Warning: Parents, hide your kids. But not necessarily your wives.


There's a lot being said about Charlie Sheen right now - although one could argue that most of it is being said by Charlie Sheen. And while a lot of it might seem a bit crazy, I think you'll find his statements all make perfect sense...when applied to the right cake.

So, in the words of Charlie Sheen, "Just sit back and enjoy the show."


"Most of the time - and this includes naps - I'm an F-18."



"If people could just read behind the hieroglyphic ... if they could put their cryptology frickin' hat on just for two seconds..."

...then maybe they could tell me what the heck this says.
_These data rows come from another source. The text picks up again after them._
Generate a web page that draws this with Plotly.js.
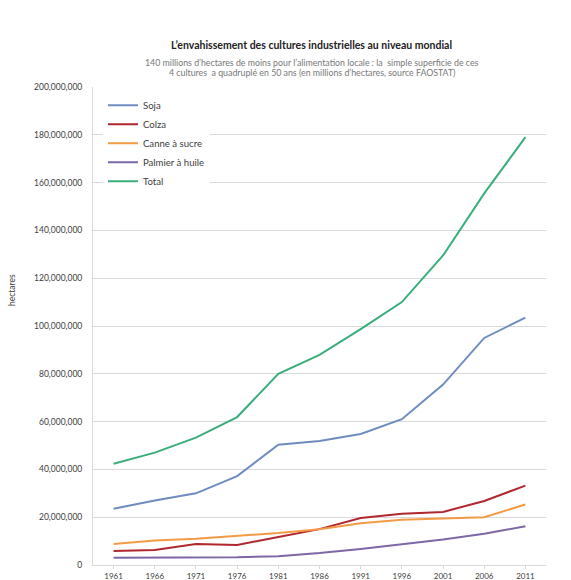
<!DOCTYPE html>
<html>
<head>
<meta charset="utf-8">
<script src="https://cdn.plot.ly/plotly-3.0.1.min.js"></script>
<style>html,body{margin:0;padding:0;background:#fff;}#chart{width:571px;height:580px;}</style>
</head>
<body>
<div id="chart"></div>
<script>
var years = ["1961","1966","1971","1976","1981","1986","1991","1996","2001","2006","2011"];
var soja = [23500000, 27000000, 30000000, 37200000, 50300000, 51900000, 54800000, 61000000, 75500000, 95000000, 103500000];
var colza = [5900000, 6300000, 8800000, 8400000, 11700000, 15000000, 19700000, 21400000, 22200000, 26800000, 33200000];
var canne = [8800000, 10300000, 11000000, 12200000, 13400000, 15000000, 17500000, 18900000, 19300000, 20000000, 25300000];
var palmier = [3000000, 3000000, 3100000, 3200000, 3700000, 5000000, 6700000, 8600000, 10700000, 13100000, 16200000];
var total = [42400000, 47000000, 53300000, 61900000, 80000000, 87900000, 98700000, 110000000, 129500000, 155500000, 179000000];
var seriesNames = ["Soja", "Colza", "Canne à sucre", "Palmier à huile", "Total"];
var seriesData = [soja, colza, canne, palmier, total];
var colors = ["#6f8cc0", "#b0272f", "#f39a45", "#7e67a6", "#3aae7a"];

var traces = seriesData.map(function(d, i){
  return {x: years, y: d, type: "scatter", mode: "lines", name: seriesNames[i],
          line: {color: colors[i], width: 2}};
});

var font = "Lato, 'Open Sans', sans-serif";
var layout = {
  width: 571, height: 580,
  margin: {l: 93, r: 25, t: 87, b: 15},
  paper_bgcolor: "#fff", plot_bgcolor: "#fff",
  font: {family: font, size: 8.5, color: "#404040"},
  showlegend: true,
  legend: {x: 0.022, y: 0.992, xanchor: "left", yanchor: "top", bgcolor: "#fff",
           font: {family: font, size: 9.6, color: "#404040"}, tracegroupgap: 0, itemwidth: 30},
  xaxis: {type: "category", range: [-0.5, 10.5], showgrid: false, zeroline: false,
          showline: true, linecolor: "#d9d9d9", ticks: "outside", ticklen: 3, tickcolor: "#d9d9d9",
          tickfont: {family: font, size: 8, color: "#404040"}, fixedrange: true},
  yaxis: {range: [0, 200000000], dtick: 20000000, tickformat: ",d", showgrid: true, gridcolor: "#d9d9d9",
          zeroline: false, showline: true, linecolor: "#d9d9d9", ticks: "", ticklen: 0,
          ticklabelstandoff: 8,
          tickfont: {family: font, size: 8.5, color: "#404040"}},
  annotations: [
    {text: "<b>L’envahissement des cultures industrielles au niveau mondial</b>", xref: "paper", yref: "paper",
     x: 0.483, y: 1, xanchor: "center", yanchor: "middle", yshift: 42, showarrow: false,
     font: {family: font, size: 10.5, color: "#222"}},
    {text: "140 millions d’hectares de moins pour l’alimentation locale : la  simple superficie de ces", xref: "paper", yref: "paper",
     x: 0.483, y: 1, xanchor: "center", yanchor: "middle", yshift: 25, showarrow: false,
     font: {family: font, size: 8.8, color: "#777"}},
    {text: "4 cultures  a quadruplé en 50 ans (en millions d’hectares, source FAOSTAT)", xref: "paper", yref: "paper",
     x: 0.483, y: 1, xanchor: "center", yanchor: "middle", yshift: 15, showarrow: false,
     font: {family: font, size: 8.8, color: "#777"}},
    {text: "hectares", xref: "paper", yref: "paper", x: -0.179, y: 0.575, xanchor: "center", yanchor: "middle",
     textangle: -90, showarrow: false, font: {family: font, size: 8.5, color: "#404040"}}
  ]
};
Plotly.newPlot("chart", traces, layout, {displayModeBar: false, staticPlot: true});
</script>
</body>
</html>
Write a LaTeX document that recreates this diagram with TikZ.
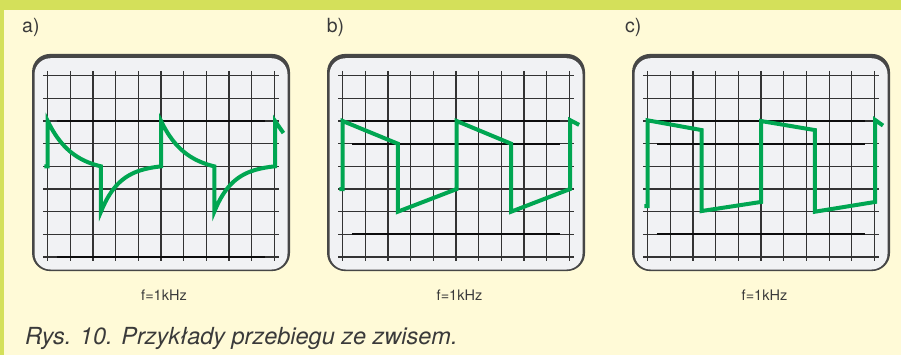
\documentclass[tikz,border=0pt]{standalone}
\usepackage{fontspec}
\setmainfont{TeX Gyre Heros}
\usepackage{tikz}
\usetikzlibrary{calc}

\definecolor{pagebg}{HTML}{FFFAD7}
\definecolor{bandgreen}{HTML}{D4E05A}
\definecolor{screenbg}{HTML}{F1F2F4}
\definecolor{rimgray}{HTML}{464646}
\definecolor{wavegreen}{HTML}{00A651}
\definecolor{txtgray}{HTML}{3A3A3A}

\tikzset{
  rim/.style={fill=rimgray, rounded corners=18pt},
  screenface/.style={fill=screenbg, rounded corners=16pt},
  gridline/.style={black!80, line width=1.1pt},
  boldline/.style={black!95, line width=2.2pt},
  wave/.style={wavegreen, line width=4pt},
  panellabel/.style={font=\fontsize{19.5}{19.5}\selectfont, text=txtgray, anchor=base west, inner sep=0pt},
  freqlabel/.style={font=\fontsize{14.5}{14.5}\selectfont, text=txtgray, anchor=base, inner sep=0pt}
}

% droop of the top and recovery of the bottom (RC coupling)
\pgfmathdeclarefunction{droop}{1}{\pgfmathparse{2+2*(1-exp(-#1/1.1))/(1-exp(-2.35/1.1))}}
\pgfmathdeclarefunction{recover}{1}{\pgfmathparse{6-2*(1-exp(-#1/0.85))/(1-exp(-2.65/0.85))}}

% screen with graticule, #1 = bold rows
\newcommand{\oscscreen}[1]{%
  \fill[rim] (-0.69,-0.96) rectangle (10.69,8.62);
  \fill[screenface] (-0.58,-0.77) rectangle (10.58,8.55);
  \foreach \i in {0,...,10} \draw[gridline] (\i,-0.21) -- (\i,8.16);
  \foreach \j in {0,...,8} \draw[gridline] (-0.19,\j) -- (10.19,\j);
  \foreach \j in {#1} \draw[boldline] (0.4,\j) -- (9.6,\j);
}

\begin{document}
\begin{tikzpicture}[x=1pt, y=-1pt]
  % tlo
  \fill[pagebg] (0,0) rectangle (901,355);
  \fill[bandgreen] (0,0) rectangle (901,10);
  \fill[bandgreen] (0,0) rectangle (4,355);

  % a)
  \node[panellabel] (lbla) at (22,32.3) {a)};
  \begin{scope}[shift={(47.7,75.7)}, scale=22.667]
    \oscscreen{2,8}
    \draw[wave] (-0.15,4) -- (0,4) -- (0,2)
      -- plot[domain=0:2.35, samples=30] (\x,{droop(\x)}) -- (2.35,6)
      -- plot[domain=2.35:5, samples=30] (\x,{recover(\x-2.35)}) -- (5,2)
      -- plot[domain=5:7.35, samples=30] (\x,{droop(\x-5)}) -- (7.35,6)
      -- plot[domain=7.35:10.03, samples=30] (\x,{recover(\x-7.35)})
      -- (10.03,2) -- (10.4,2.53);
  \end{scope}
  \node[freqlabel] (fa) at (164,300) {f=1kHz};

  % b)
  \node[panellabel] (lblb) at (326.7,32.3) {b)};
  \begin{scope}[shift={(342.7,75.7)}, scale=22.667]
    \oscscreen{2,3,7}
    \draw[wave] (-0.15,5) -- (0,5) -- (0,2) -- (2.43,3) -- (2.43,6)
      -- (5.03,5) -- (5.03,2) -- (7.43,3) -- (7.43,6)
      -- (10.03,5) -- (10.03,1.96) -- (10.43,2.17);
  \end{scope}
  \node[freqlabel] (fb) at (459.5,300) {f=1kHz};

  % c)
  \node[panellabel] (lblc) at (625,32.3) {c)};
  \begin{scope}[shift={(647.7,75.7)}, scale=22.667]
    \oscscreen{2,3,7}
    \draw[wave] (-0.15,5.75) -- (0,5.75) -- (0,1.97) -- (2.38,2.4) -- (2.38,5.97)
      -- (5,5.57) -- (5,2) -- (7.38,2.4) -- (7.38,6)
      -- (10.03,5.57) -- (10.03,1.95) -- (10.38,2.2);
  \end{scope}
  \node[freqlabel] (fc) at (764.5,300) {f=1kHz};

  % podpis
  \node[font=\fontsize{23.5}{23.5}\selectfont\itshape, text=txtgray, anchor=base west, inner sep=0pt]
    (caption) at (25,344) {Rys. 10. Przykłady przebiegu ze zwisem.};
\end{tikzpicture}
\end{document}
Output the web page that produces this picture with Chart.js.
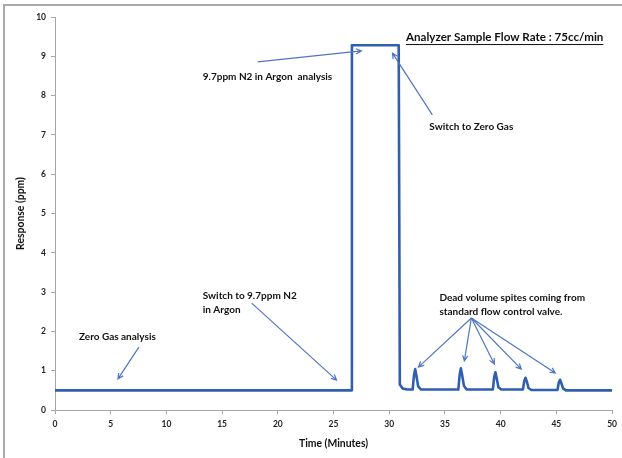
<!DOCTYPE html>
<html lang="en">
<head>
    <meta charset="UTF-8">
    <title>Analyzer response</title>
    <script src="https://cdn.jsdelivr.net/npm/chart.js"></script>
    <style>
        body {
            margin: 0;
            background: #fff;
        }

        #wrap {
            position: relative;
            width: 622px;
            height: 458px;
            overflow: hidden;
        }

        #frame {
            position: absolute;
            left: 3px;
            top: 4px;
            width: 700px;
            height: 600px;
            border: 2px solid #a9a9a9;
            pointer-events: none;
        }
    </style>
</head>
<body>
    <div id="wrap">
        <canvas id="chart" width="622" height="458"></canvas>
        <div id="frame"></div>
    </div>

    <script>
        // data
        const times = [0, 26.6, 26.65, 30.85, 30.95, 31.2, 31.6,
            32.1, 32.22, 32.33, 32.45, 32.6, 32.85,
            36.2, 36.32, 36.43, 36.55, 36.7, 36.95,
            39.3, 39.42, 39.53, 39.65, 39.8, 40.05,
            42.0, 42.12, 42.23, 42.35, 42.5, 42.75,
            45.1, 45.22, 45.33, 45.45, 45.6, 45.85, 50];
        const response = [0.5, 0.5, 9.28, 9.28, 0.65, 0.55, 0.52,
            0.52, 0.88, 1.04, 0.85, 0.6, 0.52,
            0.52, 0.9, 1.06, 0.88, 0.62, 0.52,
            0.52, 0.84, 0.96, 0.8, 0.58, 0.52,
            0.52, 0.74, 0.82, 0.72, 0.56, 0.51,
            0.51, 0.7, 0.77, 0.68, 0.55, 0.5, 0.5];
        const xTicks = [0, 5, 10, 15, 20, 25, 30, 35, 40, 45, 50];
        const yTicks = [0, 1, 2, 3, 4, 5, 6, 7, 8, 9, 10];

        // notes written on the chart (in data units)
        const notes = [
            { text: ['9.7ppm N2 in Argon  analysis'], x: 13.26, y: 8.47 },
            { text: ['Switch to Zero Gas'], x: 33.6, y: 7.2 },
            { text: ['Zero Gas analysis'], x: 2.15, y: 1.86 },
            { text: ['Switch to 9.7ppm N2', 'in Argon'], x: 13.26, y: 2.9 },
            { text: ['Dead volume spites coming from', 'standard flow control valve.'], x: 34.5, y: 2.85 }
        ];
        const arrows = [
            [18.19, 8.86, 27.5, 9.14],
            [33.87, 7.51, 30.29, 9.08],
            [7.53, 1.6, 5.65, 0.79],
            [17.65, 2.72, 25.27, 0.76],
            [37.37, 2.34, 32.62, 1.09],
            [37.37, 2.34, 36.74, 1.25],
            [37.37, 2.34, 39.43, 1.17],
            [37.37, 2.34, 41.85, 1.04],
            [37.37, 2.34, 44.9, 0.94]
        ];
        const heading = { text: 'Analyzer Sample Flow Rate : 75cc/min', x: 31.5, y: 9.49 };

        const labelFont = 'bold 10px Lato';

        const notesPlugin = {
            id: 'notes',
            afterDatasetsDraw(chart) {
                const ctx = chart.ctx;
                const sx = chart.scales.x, sy = chart.scales.y;
                ctx.save();
                ctx.fillStyle = '#111';
                ctx.font = labelFont;
                ctx.textBaseline = 'middle';
                notes.forEach(n => {
                    n.text.forEach((line, i) => {
                        ctx.fillText(line, sx.getPixelForValue(n.x), sy.getPixelForValue(n.y) + i * 14);
                    });
                });

                // heading, underlined
                ctx.font = 'bold 11.6px Lato';
                const hx = sx.getPixelForValue(heading.x), hy = sy.getPixelForValue(heading.y);
                ctx.fillText(heading.text, hx, hy);
                const w = ctx.measureText(heading.text).width;
                ctx.strokeStyle = '#111';
                ctx.lineWidth = 1;
                ctx.beginPath();
                ctx.moveTo(hx, hy + 7.5);
                ctx.lineTo(hx + w, hy + 7.5);
                ctx.stroke();

                // arrows
                ctx.strokeStyle = '#4f76c2';
                ctx.lineWidth = 1.2;
                arrows.forEach(a => {
                    const x1 = sx.getPixelForValue(a[0]), y1 = sy.getPixelForValue(a[1]);
                    const x2 = sx.getPixelForValue(a[2]), y2 = sy.getPixelForValue(a[3]);
                    const ang = Math.atan2(y2 - y1, x2 - x1);
                    ctx.beginPath();
                    ctx.moveTo(x1, y1);
                    ctx.lineTo(x2, y2);
                    ctx.moveTo(x2 - 6 * Math.cos(ang - 0.45), y2 - 6 * Math.sin(ang - 0.45));
                    ctx.lineTo(x2, y2);
                    ctx.lineTo(x2 - 6 * Math.cos(ang + 0.45), y2 - 6 * Math.sin(ang + 0.45));
                    ctx.stroke();
                });
                ctx.restore();
            }
        };

        const ctx = document.getElementById('chart').getContext('2d');
        const myChart = new Chart(ctx, {
            type: 'line',
            data: {
                datasets: [{
                    data: times.map((t, i) => ({ x: t, y: response[i] })),
                    borderColor: '#2f5fb3',
                    borderWidth: 2.6,
                    borderJoinStyle: 'round',
                    pointRadius: 0,
                    tension: 0,
                    fill: false
                }]
            },
            options: {
                responsive: false,
                animation: false,
                layout: { padding: { left: 0, right: 9, top: 17, bottom: 0 } },
                plugins: {
                    legend: { display: false },
                    tooltip: { enabled: false }
                },
                scales: {
                    x: {
                        type: 'linear',
                        min: 0,
                        max: 50,
                        afterBuildTicks: s => { s.ticks = xTicks.map(v => ({ value: v })); },
                        afterFit: s => { s.height = 48; },
                        border: { color: '#a6a6a6', width: 1 },
                        grid: { drawOnChartArea: false, tickLength: 4, color: '#a6a6a6' },
                        ticks: { color: '#222', padding: 5, maxRotation: 0, font: { family: 'Lato', size: 8.5, weight: 'bold' } },
                        title: {
                            display: true,
                            text: 'Time (Minutes)',
                            color: '#111',
                            padding: { top: 0, bottom: 8 },
                            font: { family: 'Lato', size: 10.4, weight: 'bold' }
                        }
                    },
                    y: {
                        min: 0,
                        max: 10,
                        afterBuildTicks: s => { s.ticks = yTicks.map(v => ({ value: v })); },
                        afterFit: s => { s.width = 55; },
                        border: { color: '#a6a6a6', width: 1 },
                        grid: { drawOnChartArea: false, tickLength: 4, color: '#a6a6a6' },
                        ticks: { color: '#222', padding: 5, font: { family: 'Lato', size: 8.5, weight: 'bold' } },
                        title: {
                            display: true,
                            text: 'Response (ppm)',
                            color: '#111',
                            padding: { top: 14, bottom: 0 },
                            font: { family: 'Lato', size: 10.4, weight: 'bold' }
                        }
                    }
                }
            },
            plugins: [notesPlugin]
        });
    </script>
</body>
</html>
"I've got tiger blood, man."

I hear it tastes like strawberries.



"Resentments...are the rocket fuel that lives in the tip of my saber."

(Aka, "Is that a space shuttle in your pants, or do you need to see a doctor?")



"I've been a veteran of the unspeakable."

"I'm still alive, which is pretty cool."


"I’m tired of pretending I’m not a total bitchin’ rock star from Mars."



"They picked a fight with a warlock."




"We're Vatican assassins. How complicated can it be?"




"I have one speed. I have one gear: Go."



"The only thing I'm addicted to is winning."

"Surprise! That's what winners do."




"I am on a drug. It's called 'Charlie Sheen.'"

By Cake and Art. And go here for the back story.

"Duh! WINNING."



Thanks to Jennifer D., Gideon S., Lauren W., Katie S., Kathryn R., Tosha S., Angela M., Rebecca J., Anthea H., I.W., & Amy H., who are ALL bi-winning.

Update from john: The Hieroglyphic cake apparently says 'Happy Birthday' in Gujarati, a language common in Western India. How it ended up in a display case in a chain store in Maryland, though, is still beyond us.